Following the invasion of France in 1940, Paris-Mondial eliminated all non-English programming and began a non-stop schedule of broadcasts that included, ultimately fruitless, appeals for help by Frenchmen who had lived or worked in the United States.

On June 9, 1940, the staff of Paris-Mondial abandoned their facilities in Paris and evacuated to a series of backup facilities, first in Poitiers and, after that became untenable, to Bordeaux. As of June 12, the monitoring centres of the U.S. networks NBC and CBS reported the station was continuing to transmit its "usual newscasts" and could still be picked up in New York City. However, this routine soon gave way to "recordings of military marches and panicked appeals for guns, tanks, and planes". On June 14 the station went off-air, returning on June 15 with the sign-on "this is Paris-Mondial, broadcasting from somewhere in France". Programming became increasingly intermittent during the final days of the French Third Republic. In its last hours, the station's broadcasts consisted almost exclusively of frantic talk-format programs "begging for aid".
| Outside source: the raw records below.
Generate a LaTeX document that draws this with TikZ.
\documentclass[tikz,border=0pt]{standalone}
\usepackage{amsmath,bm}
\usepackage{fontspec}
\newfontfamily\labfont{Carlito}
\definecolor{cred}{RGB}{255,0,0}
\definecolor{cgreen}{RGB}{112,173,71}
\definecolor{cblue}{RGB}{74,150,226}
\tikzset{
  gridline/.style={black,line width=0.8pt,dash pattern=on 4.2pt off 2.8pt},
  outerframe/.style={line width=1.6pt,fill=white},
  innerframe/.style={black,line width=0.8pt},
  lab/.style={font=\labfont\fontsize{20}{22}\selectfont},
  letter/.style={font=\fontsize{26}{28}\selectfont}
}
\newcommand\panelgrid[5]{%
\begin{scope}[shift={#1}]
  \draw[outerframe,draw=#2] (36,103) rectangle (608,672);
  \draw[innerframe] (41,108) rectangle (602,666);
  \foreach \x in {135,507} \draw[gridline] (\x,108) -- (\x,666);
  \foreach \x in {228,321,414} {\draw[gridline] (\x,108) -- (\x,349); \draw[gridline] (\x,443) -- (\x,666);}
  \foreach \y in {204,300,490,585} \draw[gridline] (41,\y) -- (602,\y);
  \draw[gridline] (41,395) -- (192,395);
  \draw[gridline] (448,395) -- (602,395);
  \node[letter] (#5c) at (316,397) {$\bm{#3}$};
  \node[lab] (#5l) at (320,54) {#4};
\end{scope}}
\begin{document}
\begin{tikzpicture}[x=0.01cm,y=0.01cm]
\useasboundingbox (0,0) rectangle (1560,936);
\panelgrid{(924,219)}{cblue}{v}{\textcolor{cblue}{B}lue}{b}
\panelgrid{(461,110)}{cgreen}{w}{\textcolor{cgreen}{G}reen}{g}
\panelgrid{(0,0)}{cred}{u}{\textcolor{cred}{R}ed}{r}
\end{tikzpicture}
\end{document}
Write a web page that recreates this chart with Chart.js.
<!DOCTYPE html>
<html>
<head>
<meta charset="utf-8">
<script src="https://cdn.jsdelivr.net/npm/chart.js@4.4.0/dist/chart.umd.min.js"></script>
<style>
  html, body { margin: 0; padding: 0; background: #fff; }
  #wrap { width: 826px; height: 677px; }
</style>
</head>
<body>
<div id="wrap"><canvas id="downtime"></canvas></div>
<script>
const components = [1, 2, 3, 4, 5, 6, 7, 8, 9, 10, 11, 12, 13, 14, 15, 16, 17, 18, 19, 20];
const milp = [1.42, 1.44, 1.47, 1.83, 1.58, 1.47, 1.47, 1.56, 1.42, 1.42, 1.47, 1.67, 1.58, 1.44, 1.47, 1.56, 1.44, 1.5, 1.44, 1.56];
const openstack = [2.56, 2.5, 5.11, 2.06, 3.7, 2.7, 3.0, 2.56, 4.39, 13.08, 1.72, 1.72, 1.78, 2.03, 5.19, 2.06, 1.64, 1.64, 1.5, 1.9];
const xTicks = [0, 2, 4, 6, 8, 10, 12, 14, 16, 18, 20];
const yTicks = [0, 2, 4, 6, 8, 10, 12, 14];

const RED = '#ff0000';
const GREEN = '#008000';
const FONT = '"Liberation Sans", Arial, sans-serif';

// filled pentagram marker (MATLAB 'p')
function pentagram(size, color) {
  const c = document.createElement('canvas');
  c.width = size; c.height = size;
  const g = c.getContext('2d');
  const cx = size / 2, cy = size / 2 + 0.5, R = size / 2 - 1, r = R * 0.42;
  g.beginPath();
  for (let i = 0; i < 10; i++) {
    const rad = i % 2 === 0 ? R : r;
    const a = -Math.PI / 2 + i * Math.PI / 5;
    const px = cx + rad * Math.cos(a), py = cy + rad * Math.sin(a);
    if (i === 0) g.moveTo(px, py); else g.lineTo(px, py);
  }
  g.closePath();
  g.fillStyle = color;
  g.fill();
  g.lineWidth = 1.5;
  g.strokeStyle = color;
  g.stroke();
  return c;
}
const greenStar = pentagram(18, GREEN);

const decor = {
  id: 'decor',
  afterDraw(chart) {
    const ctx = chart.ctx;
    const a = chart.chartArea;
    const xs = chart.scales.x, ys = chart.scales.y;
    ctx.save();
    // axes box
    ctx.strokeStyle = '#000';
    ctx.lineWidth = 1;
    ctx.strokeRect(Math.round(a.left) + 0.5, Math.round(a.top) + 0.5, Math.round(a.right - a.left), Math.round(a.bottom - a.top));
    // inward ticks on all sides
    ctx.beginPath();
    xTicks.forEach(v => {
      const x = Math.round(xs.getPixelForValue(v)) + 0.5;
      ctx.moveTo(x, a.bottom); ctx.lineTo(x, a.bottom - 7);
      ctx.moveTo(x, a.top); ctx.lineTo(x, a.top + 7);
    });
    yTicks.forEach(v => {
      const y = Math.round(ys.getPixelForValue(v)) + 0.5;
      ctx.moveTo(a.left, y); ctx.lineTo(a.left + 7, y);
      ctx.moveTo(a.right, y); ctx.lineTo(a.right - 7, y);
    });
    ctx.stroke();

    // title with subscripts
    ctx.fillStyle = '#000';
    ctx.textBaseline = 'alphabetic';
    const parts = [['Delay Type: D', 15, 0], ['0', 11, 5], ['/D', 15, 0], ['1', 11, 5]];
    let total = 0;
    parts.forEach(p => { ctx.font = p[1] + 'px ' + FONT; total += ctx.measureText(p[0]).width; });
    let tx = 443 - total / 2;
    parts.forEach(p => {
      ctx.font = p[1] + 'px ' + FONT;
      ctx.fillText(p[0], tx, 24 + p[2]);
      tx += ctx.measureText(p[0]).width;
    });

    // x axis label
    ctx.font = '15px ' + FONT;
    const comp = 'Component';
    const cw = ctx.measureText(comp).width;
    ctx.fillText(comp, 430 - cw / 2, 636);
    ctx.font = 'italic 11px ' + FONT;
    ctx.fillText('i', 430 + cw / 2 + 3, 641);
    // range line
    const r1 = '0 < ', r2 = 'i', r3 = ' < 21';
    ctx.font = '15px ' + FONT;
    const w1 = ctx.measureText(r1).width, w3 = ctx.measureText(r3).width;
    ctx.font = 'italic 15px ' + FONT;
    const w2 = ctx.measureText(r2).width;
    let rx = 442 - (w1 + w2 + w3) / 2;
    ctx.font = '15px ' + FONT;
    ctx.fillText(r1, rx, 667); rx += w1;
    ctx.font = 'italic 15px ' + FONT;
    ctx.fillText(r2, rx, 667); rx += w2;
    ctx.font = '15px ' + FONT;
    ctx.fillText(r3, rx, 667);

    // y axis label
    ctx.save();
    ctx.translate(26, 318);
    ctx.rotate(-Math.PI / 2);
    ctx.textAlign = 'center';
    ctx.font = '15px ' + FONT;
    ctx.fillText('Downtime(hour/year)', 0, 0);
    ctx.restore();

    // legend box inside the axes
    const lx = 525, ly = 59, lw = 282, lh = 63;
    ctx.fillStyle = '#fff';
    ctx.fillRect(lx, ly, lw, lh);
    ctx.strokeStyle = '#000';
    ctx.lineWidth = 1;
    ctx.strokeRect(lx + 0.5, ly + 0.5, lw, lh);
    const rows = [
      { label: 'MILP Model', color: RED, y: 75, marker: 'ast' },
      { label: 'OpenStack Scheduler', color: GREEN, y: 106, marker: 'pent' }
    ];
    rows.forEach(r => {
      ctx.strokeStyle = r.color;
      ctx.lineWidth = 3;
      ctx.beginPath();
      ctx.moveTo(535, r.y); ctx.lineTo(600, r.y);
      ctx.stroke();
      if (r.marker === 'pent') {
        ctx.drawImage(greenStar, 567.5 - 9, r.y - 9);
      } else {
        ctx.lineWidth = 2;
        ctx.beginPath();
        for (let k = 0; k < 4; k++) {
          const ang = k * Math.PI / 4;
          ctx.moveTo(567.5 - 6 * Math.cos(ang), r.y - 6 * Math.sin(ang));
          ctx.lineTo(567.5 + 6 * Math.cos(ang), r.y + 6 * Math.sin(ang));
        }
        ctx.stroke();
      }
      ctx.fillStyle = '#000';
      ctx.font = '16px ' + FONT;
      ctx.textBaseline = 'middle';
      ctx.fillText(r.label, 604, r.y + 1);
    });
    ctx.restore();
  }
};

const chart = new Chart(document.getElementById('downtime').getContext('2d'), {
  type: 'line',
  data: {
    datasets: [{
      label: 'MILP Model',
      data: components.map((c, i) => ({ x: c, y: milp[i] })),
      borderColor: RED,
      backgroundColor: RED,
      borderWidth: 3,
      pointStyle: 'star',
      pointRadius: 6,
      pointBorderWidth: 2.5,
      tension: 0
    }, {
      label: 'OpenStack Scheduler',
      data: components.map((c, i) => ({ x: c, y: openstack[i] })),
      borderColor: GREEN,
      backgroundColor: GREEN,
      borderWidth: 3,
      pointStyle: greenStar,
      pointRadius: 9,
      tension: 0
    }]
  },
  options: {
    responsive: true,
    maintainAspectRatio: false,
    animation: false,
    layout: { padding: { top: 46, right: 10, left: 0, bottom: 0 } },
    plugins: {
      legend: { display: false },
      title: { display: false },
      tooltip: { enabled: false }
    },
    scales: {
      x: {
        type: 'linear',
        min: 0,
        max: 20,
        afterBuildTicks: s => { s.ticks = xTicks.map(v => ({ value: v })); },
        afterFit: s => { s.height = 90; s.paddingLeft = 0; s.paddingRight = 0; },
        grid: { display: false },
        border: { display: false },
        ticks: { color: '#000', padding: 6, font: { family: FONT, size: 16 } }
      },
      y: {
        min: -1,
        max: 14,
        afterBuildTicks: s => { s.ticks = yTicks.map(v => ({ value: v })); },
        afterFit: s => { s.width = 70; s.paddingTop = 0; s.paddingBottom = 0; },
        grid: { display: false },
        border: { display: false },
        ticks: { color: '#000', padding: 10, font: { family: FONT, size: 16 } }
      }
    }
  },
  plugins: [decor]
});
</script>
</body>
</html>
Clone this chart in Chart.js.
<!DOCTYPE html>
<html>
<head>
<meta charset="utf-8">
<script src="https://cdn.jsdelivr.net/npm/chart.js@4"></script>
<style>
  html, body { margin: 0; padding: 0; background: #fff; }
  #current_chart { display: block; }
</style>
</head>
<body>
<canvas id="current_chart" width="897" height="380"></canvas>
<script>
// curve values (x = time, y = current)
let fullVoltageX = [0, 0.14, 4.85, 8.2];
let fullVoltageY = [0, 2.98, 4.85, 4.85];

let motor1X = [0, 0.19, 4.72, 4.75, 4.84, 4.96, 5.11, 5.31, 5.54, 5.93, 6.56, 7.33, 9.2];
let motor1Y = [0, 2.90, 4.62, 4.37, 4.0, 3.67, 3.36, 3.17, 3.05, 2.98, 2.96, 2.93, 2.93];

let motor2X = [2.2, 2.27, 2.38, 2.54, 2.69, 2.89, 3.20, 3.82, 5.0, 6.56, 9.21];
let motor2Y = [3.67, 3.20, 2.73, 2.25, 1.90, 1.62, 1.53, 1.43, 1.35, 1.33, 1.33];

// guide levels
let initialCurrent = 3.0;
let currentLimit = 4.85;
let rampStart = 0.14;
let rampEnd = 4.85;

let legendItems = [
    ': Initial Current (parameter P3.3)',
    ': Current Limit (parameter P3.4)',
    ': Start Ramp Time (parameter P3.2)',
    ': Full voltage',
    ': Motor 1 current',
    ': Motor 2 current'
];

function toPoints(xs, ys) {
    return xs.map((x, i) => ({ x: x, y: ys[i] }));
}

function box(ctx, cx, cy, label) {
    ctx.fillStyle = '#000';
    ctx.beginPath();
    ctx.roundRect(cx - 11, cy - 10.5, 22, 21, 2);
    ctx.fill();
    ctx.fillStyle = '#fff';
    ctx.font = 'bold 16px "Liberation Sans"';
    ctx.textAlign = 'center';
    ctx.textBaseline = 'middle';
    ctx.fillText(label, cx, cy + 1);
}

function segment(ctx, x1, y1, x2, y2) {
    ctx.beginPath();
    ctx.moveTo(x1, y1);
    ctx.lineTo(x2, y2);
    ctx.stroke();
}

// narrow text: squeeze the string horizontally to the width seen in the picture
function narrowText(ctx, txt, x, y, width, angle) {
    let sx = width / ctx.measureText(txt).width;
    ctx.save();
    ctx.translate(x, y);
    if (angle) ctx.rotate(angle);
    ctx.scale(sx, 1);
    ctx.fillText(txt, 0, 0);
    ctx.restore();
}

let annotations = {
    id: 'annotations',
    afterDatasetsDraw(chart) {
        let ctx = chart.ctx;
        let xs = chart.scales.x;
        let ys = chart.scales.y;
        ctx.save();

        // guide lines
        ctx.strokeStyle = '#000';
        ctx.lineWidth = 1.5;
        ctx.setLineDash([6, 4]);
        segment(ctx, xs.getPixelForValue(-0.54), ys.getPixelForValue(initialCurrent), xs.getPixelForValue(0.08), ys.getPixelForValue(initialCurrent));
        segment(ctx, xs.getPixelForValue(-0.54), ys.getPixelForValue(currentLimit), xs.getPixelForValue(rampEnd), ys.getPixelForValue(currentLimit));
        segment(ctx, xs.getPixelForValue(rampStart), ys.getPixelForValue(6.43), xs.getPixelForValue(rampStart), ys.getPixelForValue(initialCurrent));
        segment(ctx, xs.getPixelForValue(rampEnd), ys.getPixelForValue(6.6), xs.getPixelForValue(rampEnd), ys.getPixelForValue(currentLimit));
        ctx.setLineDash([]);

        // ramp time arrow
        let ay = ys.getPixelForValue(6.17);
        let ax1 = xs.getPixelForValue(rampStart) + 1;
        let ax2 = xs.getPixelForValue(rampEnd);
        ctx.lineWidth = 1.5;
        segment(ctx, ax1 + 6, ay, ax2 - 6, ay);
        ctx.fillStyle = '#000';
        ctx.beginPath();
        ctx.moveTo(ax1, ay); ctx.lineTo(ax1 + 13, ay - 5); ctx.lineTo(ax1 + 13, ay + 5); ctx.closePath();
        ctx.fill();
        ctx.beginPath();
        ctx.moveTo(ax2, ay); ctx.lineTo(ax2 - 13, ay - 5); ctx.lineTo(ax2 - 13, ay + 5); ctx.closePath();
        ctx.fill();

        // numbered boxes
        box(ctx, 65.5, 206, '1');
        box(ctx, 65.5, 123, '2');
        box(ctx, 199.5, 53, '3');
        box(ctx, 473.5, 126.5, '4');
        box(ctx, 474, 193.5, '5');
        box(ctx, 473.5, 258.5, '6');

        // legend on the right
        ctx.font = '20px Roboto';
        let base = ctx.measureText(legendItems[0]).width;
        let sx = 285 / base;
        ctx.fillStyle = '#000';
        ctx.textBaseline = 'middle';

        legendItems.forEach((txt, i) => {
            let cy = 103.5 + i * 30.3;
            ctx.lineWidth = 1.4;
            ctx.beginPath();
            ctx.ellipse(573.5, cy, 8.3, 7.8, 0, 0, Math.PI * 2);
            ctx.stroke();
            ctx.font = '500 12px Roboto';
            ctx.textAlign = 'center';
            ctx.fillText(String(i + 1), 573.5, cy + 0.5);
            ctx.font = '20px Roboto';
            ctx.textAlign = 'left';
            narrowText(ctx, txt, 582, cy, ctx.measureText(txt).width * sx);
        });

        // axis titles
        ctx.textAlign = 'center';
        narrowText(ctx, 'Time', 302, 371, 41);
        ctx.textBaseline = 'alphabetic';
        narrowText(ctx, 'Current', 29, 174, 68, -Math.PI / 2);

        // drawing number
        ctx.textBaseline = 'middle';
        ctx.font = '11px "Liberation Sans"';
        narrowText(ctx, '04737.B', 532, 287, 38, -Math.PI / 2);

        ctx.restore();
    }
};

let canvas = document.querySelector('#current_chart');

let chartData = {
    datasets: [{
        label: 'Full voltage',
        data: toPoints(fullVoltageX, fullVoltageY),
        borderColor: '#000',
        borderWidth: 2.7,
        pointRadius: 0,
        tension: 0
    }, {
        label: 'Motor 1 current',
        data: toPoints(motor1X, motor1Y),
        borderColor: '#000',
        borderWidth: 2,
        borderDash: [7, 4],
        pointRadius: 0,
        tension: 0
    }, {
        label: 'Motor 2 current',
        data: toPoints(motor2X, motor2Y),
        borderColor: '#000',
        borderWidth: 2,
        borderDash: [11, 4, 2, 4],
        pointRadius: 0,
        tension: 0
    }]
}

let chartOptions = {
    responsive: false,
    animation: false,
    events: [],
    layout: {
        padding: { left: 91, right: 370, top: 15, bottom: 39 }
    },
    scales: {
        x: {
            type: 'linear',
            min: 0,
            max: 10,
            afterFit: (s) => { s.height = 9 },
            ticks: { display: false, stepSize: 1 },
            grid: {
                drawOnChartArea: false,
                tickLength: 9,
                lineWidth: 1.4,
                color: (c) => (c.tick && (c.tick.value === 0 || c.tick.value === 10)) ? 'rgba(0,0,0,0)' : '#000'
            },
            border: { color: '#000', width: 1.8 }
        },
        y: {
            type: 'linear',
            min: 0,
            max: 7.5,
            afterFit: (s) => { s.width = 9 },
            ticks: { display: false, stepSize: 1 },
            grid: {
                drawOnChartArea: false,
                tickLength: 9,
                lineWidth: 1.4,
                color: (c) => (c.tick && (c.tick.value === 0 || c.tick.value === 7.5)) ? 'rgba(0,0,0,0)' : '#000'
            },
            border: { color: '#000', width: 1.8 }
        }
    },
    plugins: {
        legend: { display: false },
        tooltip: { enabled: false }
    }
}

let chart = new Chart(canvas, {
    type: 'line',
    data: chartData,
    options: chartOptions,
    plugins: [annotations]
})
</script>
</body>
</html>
After the fall of France, Paris-Mondial was rebranded by the government of the État Français as "the Voice of France" and aired a mixture of original programming and rebroadcasts of German radio, all internally directed (under the terms of the French surrender, international broadcasting was prohibited). When broadcasting German programming, Voice of France operated under the name "Y".

From 1937 to 1944, the artistic director of Paris-Mondial / Voice of France was Tony Aubin.